To me, i don't see this materially affecting apples profits or earnings.

Very little, aside from reworking some of the IOS code. Epic really wanted:

Spider-Man Skin
Apple Pay $4.99
Epic Pay $3.99

and CLICK, I'll take the Epic Pay.

This gives the consumer MANY hoops to jump through for a purchase, which was once decided by a tap and a few seconds now taking minutes of entering in credit card info. What parent is going to do that for a screaming kid?

Hahahah, Epic lost so damn hard. Tim Sweeny is probably crying ion a corner. Not only does he have to pay Apple, but he;'s lost a year+ of revenue from IOS and likely millions of players never coming back
 
As I've said a few times on this forum, Apple missed a trick by not unilaterally cutting the % fee they took to a level that made a challenge pointless - now in their biggest market they have lost in a fairly important way and will have to restructure how they get (probably less) revenue from the App Store.

And worse still it won't have made the antitrust cases in other jurisdictions go away, so it's not the end of this story.
 
This is EXACTLY how I would have ruled on this if I was the judge. Everything Apple did seemed fine to me with the exception of the clause in the developer guidelines that said that an app cannot direct a user to their website for an alternate payment option, possibly at a discount.

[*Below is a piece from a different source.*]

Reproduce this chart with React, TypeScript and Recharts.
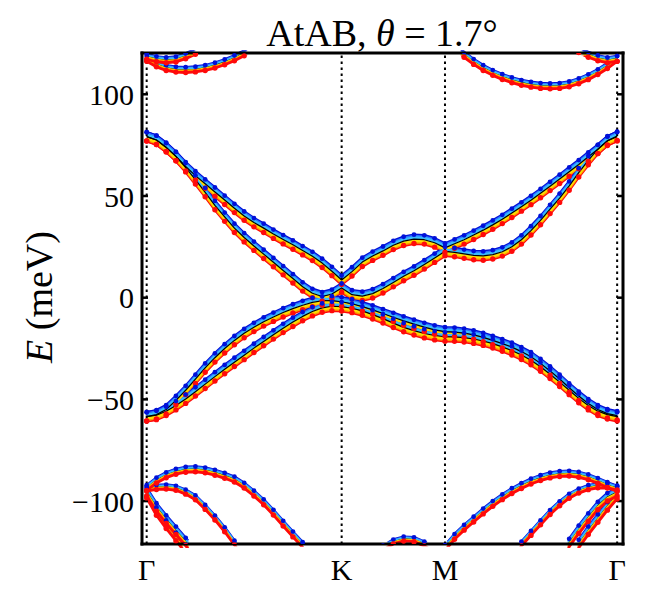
import { LineChart, Line, XAxis, YAxis, ReferenceLine } from 'recharts';

// k-path positions (Γ = 0, K = 1, M = 1.53, Γ = 2.413)
const K_PATH = [
  0, 0.05, 0.1, 0.15, 0.2, 0.25, 0.3, 0.35, 0.4, 0.45, 0.5, 0.55, 0.6, 0.65, 0.7, 0.75, 0.8, 0.85, 0.9, 0.95, 1,
  1.053, 1.106, 1.159, 1.212, 1.265, 1.318, 1.371, 1.424, 1.477, 1.53,
  1.579, 1.628, 1.677, 1.726, 1.775, 1.824, 1.873, 1.922, 1.971, 2.02, 2.069, 2.118, 2.167, 2.216, 2.265, 2.314, 2.363, 2.413,
];
const SYM_POS = [0, 1, 1.53, 2.413];
const SYM_LABELS = ['Γ', 'K', 'M', 'Γ'];
const E_TICKS = [-100, -50, 0, 50, 100];

const _ = null;

// conduction bands (meV)
const C1 = [
  79.2, 77.5, 73.8, 69.5, 64, 58, 51.8, 45.4, 39.7, 34.2, 29.6, 25.4, 21.4, 17.4, 13.4, 9.4, 5.4, 2.2, 0.6, 1.8, 4.8,
  1.5, 0.8, 2, 4.5, 7.5, 10.5, 13.2, 16.3, 19.5, 22.8,
  22.3, 21.5, 20.8, 20.6, 21.2, 22.6, 25, 28.5, 33, 38, 43.5, 49, 55, 61.5, 67.5, 73, 77.2, 79.2,
];
const C2 = [
  79.2, 77.5, 74, 69.5, 64.5, 60, 56, 52, 48, 44, 40.2, 37, 34.2, 31.3, 28.6, 26, 23.2, 20.4, 17, 13, 8.7,
  12.8, 17.5, 20.5, 23, 25.8, 27.8, 28.8, 28.5, 27, 24.5,
  26.5, 28.5, 30.8, 33.2, 35.8, 38.6, 41.6, 44.7, 47.9, 51.3, 54.8, 58.3, 61.9, 65.5, 69.3, 73, 77, 79.5,
];
// valence bands
const VA = [
  -58.5, -57.5, -55, -50.5, -45.5, -40, -34.5, -29.5, -25, -21, -17.5, -14.5, -11.8, -9.5, -7.3, -5.4, -3.7, -2.3, -1.5, -1.4, -2,
  -3, -4.4, -6, -7.8, -9.6, -11.4, -13, -14.5, -15.8, -16.7,
  -16.9, -17.4, -18.3, -19.5, -21, -22.6, -24.3, -26.5, -29, -32.3, -36, -40, -44.3, -48.3, -52, -55, -57, -58,
];
const VB = [
  -58.5, -57.8, -55.8, -53, -49.8, -46.2, -42.5, -38.8, -35.2, -31.7, -28.3, -24.8, -21.5, -18.2, -15, -12, -9.2, -6.8, -5, -4.2, -4.4,
  -5.2, -6.5, -8.3, -10.3, -12.5, -14.6, -16.2, -17.6, -18.6, -19.2,
  -19.3, -19.6, -20.3, -21.3, -22.6, -24.2, -26, -28.2, -30.8, -34, -37.6, -41.5, -45.5, -49.5, -53, -55.8, -57.5, -58.5,
];
// remote bands above
const T1 = [
  118.5, 117.3, 116.8, 117.2, 118.8, 121, 124, 128, _, _, _, _, _, _, _, _, _, _, _, _, _,
  _, _, _, _, _, _, _, _, _, _,
  _, _, _, _, _, _, _, _, _, _, _, _, _, _, _, _, _, _,
];
const T2 = [
  117.5, 114.8, 113, 112.2, 112, 112.3, 113, 114.2, 115.8, 117.8, 120.2, 123, 126, _, _, _, _, _, _, _, _,
  _, _, _, _, _, _, _, _, _, _,
  _, _, _, _, _, _, _, _, _, _, _, _, _, _, _, _, _, _,
];
const T3 = [
  _, _, _, _, _, _, _, _, _, _, _, _, _, _, _, _, _, _, _, _, _,
  _, _, _, _, _, _, _, 139, 134, 129,
  124, 119.5, 116, 113, 110.6, 108.6, 107, 105.7, 104.8, 104.2, 104, 104.2, 105, 106.5, 108.5, 111, 114, 117.5,
];
const T4 = [
  _, _, _, _, _, _, _, _, _, _, _, _, _, _, _, _, _, _, _, _, _,
  _, _, _, _, _, _, _, _, _, _,
  _, _, _, _, _, _, _, _, _, _, _, 129, 125, 121.8, 119.5, 117.8, 116.8, 117.5,
];
// remote bands below
const B1 = [
  -93.5, -89.8, -87.2, -85.5, -84.5, -84.3, -84.8, -86, -87.5, -89.3, -92.3, -96.2, -100.5, -105.6, -111, -116.3, -121.5, -127, -133, _, _,
  _, _, _, _, _, _, _, _, _, _,
  _, _, _, _, _, _, _, _, _, _, _, _, _, _, _, _, _, _,
];
const B2 = [
  -94, -93.2, -93, -93.6, -95.5, -98.3, -103, -108.2, -114, -120.5, -127, _, _, _, _, _, _, _, _, _, _,
  _, _, _, _, _, _, _, _, _, _,
  _, _, _, _, _, _, _, _, _, _, _, _, _, _, _, _, _, _,
];
const B3 = [
  -95.5, -103, -109, -114.5, -120, -126, -132, _, _, _, _, _, _, _, _, _, _, _, _, _, _,
  _, _, _, _, _, _, _, _, _, _,
  _, _, _, _, _, _, _, _, _, _, _, _, _, _, _, _, _, _,
];
const B4 = [
  -96.5, -105, -111.5, -117.5, -123.5, -130, _, _, _, _, _, _, _, _, _, _, _, _, _, _, _,
  _, _, _, _, _, _, _, _, _, _,
  _, _, _, _, _, _, _, _, _, _, _, _, _, _, _, _, _, _,
];
const B5 = [
  _, _, _, _, _, _, _, _, _, _, _, _, _, _, _, _, _, _, _, _, _,
  _, _, _, _, _, _, _, _, _, -123,
  -117.5, -113, -109, -105, -101.3, -98, -95, -92.5, -90.3, -88.6, -87.3, -86.6, -86.4, -87, -88.2, -90, -92, -94,
];
const B6 = [
  _, _, _, _, _, _, _, _, _, _, _, _, _, _, _, _, _, _, _, _, _,
  _, _, _, _, _, _, _, _, _, _,
  _, _, _, _, _, _, -128, -121, -115.8, -110.6, -105.5, -101.2, -97.5, -95, -93.3, -92.4, -92.5, -93.5,
];
const B7 = [
  _, _, _, _, _, _, _, _, _, _, _, _, _, _, _, _, _, _, _, _, _,
  _, _, _, _, _, _, _, _, _, _,
  _, _, _, _, _, _, _, _, _, _, _, -133, -120.5, -114, -108, -102.3, -98, -95.5,
];
const B8 = [
  _, _, _, _, _, _, _, _, _, _, _, _, _, _, _, _, _, _, _, _, _,
  _, _, _, _, _, _, _, _, _, _,
  _, _, _, _, _, _, _, _, _, _, _, _, -131, -121, -114.5, -108.5, -102.5, -97,
];
const B9 = [
  _, _, _, _, _, _, _, _, _, _, _, _, _, _, _, _, _, _, _, _, _,
  _, -135, -128, -123, -120, -118.6, -118.9, -121, -124, -128,
  _, _, _, _, _, _, _, _, _, _, _, _, _, _, _, _, _, _,
];

// core bands: wide fat-band stack; remote bands: narrower, red on top
const BANDS = [
  { key: 'c1', values: C1, spread: 1, core: true },
  { key: 'c2', values: C2, spread: 1, core: true },
  { key: 'va', values: VA, spread: 1, core: true },
  { key: 'vb', values: VB, spread: 1, core: true },
  { key: 't1', values: T1, spread: 0.6, core: false },
  { key: 't2', values: T2, spread: 0.6, core: false },
  { key: 't3', values: T3, spread: 0.6, core: false },
  { key: 't4', values: T4, spread: 0.6, core: false },
  { key: 'b1', values: B1, spread: 0.6, core: false },
  { key: 'b2', values: B2, spread: 0.5, core: false },
  { key: 'b3', values: B3, spread: 0.9, core: false },
  { key: 'b4', values: B4, spread: 0.9, core: false },
  { key: 'b5', values: B5, spread: 0.6, core: false },
  { key: 'b6', values: B6, spread: 0.5, core: false },
  { key: 'b7', values: B7, spread: 0.9, core: false },
  { key: 'b8', values: B8, spread: 0.9, core: false },
  { key: 'b9', values: B9, spread: 0.5, core: false },
];

const DARK_BLUE = { color: '#0010d8', width: 2.6, shift: -4.4, dot: 2.4 };
const BLUE = { color: '#2a72ff', width: 2.6, shift: -3, dot: 0 };
const LIGHT_BLUE = { color: '#38bcff', width: 2.6, shift: -1.6, dot: 0 };
const BLACK = { color: '#000000', width: 1.2, shift: 0, dot: 0 };
const YELLOW = { color: '#ffdc00', width: 2.6, shift: 1.6, dot: 0 };
const ORANGE = { color: '#ff9800', width: 2.6, shift: 3, dot: 0 };
const RED = { color: '#ff0a0a', width: 2.8, shift: 4.4, dot: 2.7 };

const CORE_ORDER = [RED, DARK_BLUE, ORANGE, BLUE, YELLOW, LIGHT_BLUE, BLACK];
const REMOTE_ORDER = [DARK_BLUE, BLUE, LIGHT_BLUE, BLACK, YELLOW, ORANGE, RED];

const data = K_PATH.map((k, i) => {
  const row: Record<string, number | null> = { k };
  BANDS.forEach((b) => {
    row[b.key] = b.values[i];
  });
  return row;
});

const shiftClass = (px: number) => 'ty' + String(Math.round(px * 10)).replace('-', 'm');

// the curve paths get shifted with css, the dots are drawn already offset
const shiftCss = Array.from(
  new Set(BANDS.flatMap((b) => CORE_ORDER.map((l) => l.shift * b.spread)))
)
  .map((px) => {
    const c = shiftClass(px);
    return `.${c} .recharts-curve, path.recharts-curve.${c} { transform: translateY(${px}px); }`;
  })
  .join('\n');

const makeDot = (r: number, color: string, dy: number) => (p: any) => {
  if (p.cx == null || p.cy == null || Number.isNaN(p.cy)) return <g key={p.key} />;
  return <circle key={p.key} cx={p.cx} cy={p.cy + dy} r={r} fill={color} />;
};

const FONT = "'Liberation Serif', 'Times New Roman', serif";
const fmtE = (v: number) => (v < 0 ? '\u2212' + Math.abs(v) : String(v));
const fmtK = (v: number) => SYM_LABELS[SYM_POS.indexOf(v)] ?? '';

export default function App() {
  const lines = [0, 1, 2, 3, 4, 5, 6].flatMap((j) =>
    BANDS.map((b) => {
      const l = (b.core ? CORE_ORDER : REMOTE_ORDER)[j];
      const dy = l.shift * b.spread;
      return (
        <Line
          key={`${b.key}-${j}`}
          className={shiftClass(dy)}
          dataKey={b.key}
          type="linear"
          stroke={l.color}
          strokeWidth={l.width}
          strokeLinejoin="round"
          dot={l.dot ? makeDot(l.dot, l.color, dy) : false}
          activeDot={false}
          isAnimationActive={false}
        />
      );
    })
  );

  return (
    <div style={{ position: 'absolute', left: 0, top: 0, width: 650, height: 602, background: '#fff' }}>
      <style>{shiftCss}</style>
      <LineChart width={650} height={602} data={data} margin={{ top: 0, right: 0, bottom: 0, left: 0 }}>
        <XAxis
          dataKey="k"
          type="number"
          domain={[-0.024, 2.443]}
          allowDataOverflow
          ticks={SYM_POS}
          tickFormatter={fmtK}
          interval={0}
          height={58}
          tickLine={false}
          tickSize={0}
          tickMargin={15}
          axisLine={{ stroke: '#000', strokeWidth: 3, strokeLinecap: 'square' }}
          tick={{ fill: '#000', fontSize: 30, fontFamily: FONT }}
        />
        <XAxis
          xAxisId="t"
          orientation="top"
          type="number"
          domain={[-0.024, 2.443]}
          allowDataOverflow
          height={53}
          tick={false}
          tickLine={false}
          axisLine={{ stroke: '#000', strokeWidth: 3, strokeLinecap: 'square' }}
        />
        <YAxis
          type="number"
          domain={[-121.1, 120.3]}
          allowDataOverflow
          ticks={E_TICKS}
          tickFormatter={fmtE}
          interval={0}
          width={142}
          tickSize={-6}
          tickMargin={14}
          axisLine={{ stroke: '#000', strokeWidth: 3, strokeLinecap: 'square' }}
          tickLine={{ stroke: '#000', strokeWidth: 2.5 }}
          tick={{ fill: '#000', fontSize: 30, fontFamily: FONT }}
        />
        <YAxis
          yAxisId="r"
          orientation="right"
          type="number"
          domain={[-121.1, 120.3]}
          allowDataOverflow
          ticks={E_TICKS}
          tickFormatter={() => ''}
          interval={0}
          width={27}
          tickSize={-6}
          axisLine={{ stroke: '#000', strokeWidth: 3, strokeLinecap: 'square' }}
          tickLine={{ stroke: '#000', strokeWidth: 2.5 }}
        />
        {lines}
        {SYM_POS.map((x, i) => (
          <ReferenceLine key={i} x={x} stroke="#000" strokeWidth={2} strokeDasharray="2.5 3.5" />
        ))}
      </LineChart>
      <svg
        width={650}
        height={602}
        style={{ position: 'absolute', left: 0, top: 0, pointerEvents: 'none' }}
        fontFamily={FONT}
      >
        <text x={382} y={46} textAnchor="middle" fontSize={38} fill="#000">
          AtAB, <tspan fontStyle="italic">θ</tspan> = 1.7°
        </text>
        <text x={52} y={297} transform="rotate(-90, 52, 297)" textAnchor="middle" fontSize={38} fill="#000">
          <tspan fontStyle="italic">E</tspan> (meV)
        </text>
      </svg>
    </div>
  );
}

That was the one clause that was NOT justified by anything that game consoles have done in the past NOR was it there to help the end-user in any way (it actually made some reader apps really difficult to use). That rule also did nothing to help small developers enter the market and compete — that clause was solely for Apple to maintain control and remain the middle-man in all transactions.

I think I said this in a past comment, so I have to look it up now.

UPDATE: https://forums.macrumors.com/thread...ed.2296687/page-6?post=29904216#post-29904216
 
Apple will immediately appeal this, and they should.

It should not be that if you create something, another party profits off of it, and then suddenly wants to change the rules, that they’re able to.

This argument is premised on the belief that app developers don't create value for Apple/AppStore/iPhone and that there are zero constraints on Apple in how it conducts business.